--- begin ---

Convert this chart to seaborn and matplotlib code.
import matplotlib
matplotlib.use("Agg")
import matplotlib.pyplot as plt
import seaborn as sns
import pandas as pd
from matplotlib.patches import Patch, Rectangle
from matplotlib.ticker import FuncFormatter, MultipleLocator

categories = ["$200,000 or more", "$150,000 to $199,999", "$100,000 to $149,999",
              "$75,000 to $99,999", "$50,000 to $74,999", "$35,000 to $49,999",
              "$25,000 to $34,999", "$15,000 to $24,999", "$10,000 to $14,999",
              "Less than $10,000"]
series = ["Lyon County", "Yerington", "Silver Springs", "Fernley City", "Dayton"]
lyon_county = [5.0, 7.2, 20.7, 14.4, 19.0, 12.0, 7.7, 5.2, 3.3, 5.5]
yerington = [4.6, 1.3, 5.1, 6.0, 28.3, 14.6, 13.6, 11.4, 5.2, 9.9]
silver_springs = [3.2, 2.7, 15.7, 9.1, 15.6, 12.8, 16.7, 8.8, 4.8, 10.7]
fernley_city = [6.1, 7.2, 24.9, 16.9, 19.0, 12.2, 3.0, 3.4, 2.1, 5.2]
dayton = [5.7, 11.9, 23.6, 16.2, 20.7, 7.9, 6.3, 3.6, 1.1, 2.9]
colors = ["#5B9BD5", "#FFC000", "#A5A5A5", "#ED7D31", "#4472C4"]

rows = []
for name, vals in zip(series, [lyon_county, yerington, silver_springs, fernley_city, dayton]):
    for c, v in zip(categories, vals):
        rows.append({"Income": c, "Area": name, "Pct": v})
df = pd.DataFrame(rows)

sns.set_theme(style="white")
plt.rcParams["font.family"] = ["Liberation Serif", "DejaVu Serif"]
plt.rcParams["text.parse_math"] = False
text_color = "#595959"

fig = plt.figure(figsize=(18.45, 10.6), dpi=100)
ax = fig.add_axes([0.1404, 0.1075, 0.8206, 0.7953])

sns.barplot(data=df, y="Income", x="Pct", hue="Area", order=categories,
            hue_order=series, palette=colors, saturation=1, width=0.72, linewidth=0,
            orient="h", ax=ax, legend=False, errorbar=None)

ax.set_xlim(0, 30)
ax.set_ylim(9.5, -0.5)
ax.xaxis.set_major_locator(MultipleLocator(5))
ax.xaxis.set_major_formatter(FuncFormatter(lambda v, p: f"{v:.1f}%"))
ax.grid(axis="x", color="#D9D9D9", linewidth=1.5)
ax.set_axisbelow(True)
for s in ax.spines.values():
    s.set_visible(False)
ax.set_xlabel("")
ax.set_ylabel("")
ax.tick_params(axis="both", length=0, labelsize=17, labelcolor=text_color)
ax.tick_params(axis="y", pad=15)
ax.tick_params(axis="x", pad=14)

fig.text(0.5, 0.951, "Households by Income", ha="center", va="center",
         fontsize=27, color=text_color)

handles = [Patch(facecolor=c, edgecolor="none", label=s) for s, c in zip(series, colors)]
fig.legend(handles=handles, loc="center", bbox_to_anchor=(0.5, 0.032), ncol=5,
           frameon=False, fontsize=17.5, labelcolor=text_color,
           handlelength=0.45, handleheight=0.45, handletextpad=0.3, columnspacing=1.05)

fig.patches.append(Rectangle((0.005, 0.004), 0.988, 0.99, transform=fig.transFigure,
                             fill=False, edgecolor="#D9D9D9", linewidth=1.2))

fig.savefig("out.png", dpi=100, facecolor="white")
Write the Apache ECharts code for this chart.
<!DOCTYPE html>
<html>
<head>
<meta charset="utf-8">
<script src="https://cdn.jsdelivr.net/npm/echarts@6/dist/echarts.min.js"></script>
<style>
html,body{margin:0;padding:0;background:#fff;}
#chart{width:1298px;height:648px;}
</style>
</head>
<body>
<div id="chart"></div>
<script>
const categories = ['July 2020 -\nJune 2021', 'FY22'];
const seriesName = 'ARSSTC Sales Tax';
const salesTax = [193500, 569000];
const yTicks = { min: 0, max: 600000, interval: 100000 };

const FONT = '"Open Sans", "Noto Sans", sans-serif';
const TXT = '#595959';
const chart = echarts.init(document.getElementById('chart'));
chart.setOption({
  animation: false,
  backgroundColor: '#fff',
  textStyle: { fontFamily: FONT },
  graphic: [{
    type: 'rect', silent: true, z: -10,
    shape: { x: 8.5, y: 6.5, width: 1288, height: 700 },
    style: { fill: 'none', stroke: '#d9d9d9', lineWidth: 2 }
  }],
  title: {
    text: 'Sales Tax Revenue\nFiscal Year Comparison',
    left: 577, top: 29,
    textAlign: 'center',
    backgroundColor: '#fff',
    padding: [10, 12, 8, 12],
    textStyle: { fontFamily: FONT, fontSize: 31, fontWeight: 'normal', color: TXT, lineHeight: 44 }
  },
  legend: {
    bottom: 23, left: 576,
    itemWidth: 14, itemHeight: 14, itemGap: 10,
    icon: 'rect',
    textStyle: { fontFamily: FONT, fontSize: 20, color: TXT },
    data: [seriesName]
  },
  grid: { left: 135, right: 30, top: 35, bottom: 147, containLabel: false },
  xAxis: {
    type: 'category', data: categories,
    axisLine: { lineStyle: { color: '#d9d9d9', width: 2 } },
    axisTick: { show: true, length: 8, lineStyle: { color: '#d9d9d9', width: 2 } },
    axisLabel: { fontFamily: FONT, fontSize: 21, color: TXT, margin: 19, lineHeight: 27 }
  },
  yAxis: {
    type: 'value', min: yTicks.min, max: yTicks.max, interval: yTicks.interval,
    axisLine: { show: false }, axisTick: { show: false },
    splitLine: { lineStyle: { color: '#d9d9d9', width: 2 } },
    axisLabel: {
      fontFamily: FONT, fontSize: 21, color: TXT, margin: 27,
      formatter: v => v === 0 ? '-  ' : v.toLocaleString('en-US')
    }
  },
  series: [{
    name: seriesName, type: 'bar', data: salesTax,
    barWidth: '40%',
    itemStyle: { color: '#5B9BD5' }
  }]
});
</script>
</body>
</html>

--- end ---

## Aim
Your task is to report how many lines of the material include the string "seaborn". Give the number and no other words.

## Full answer
2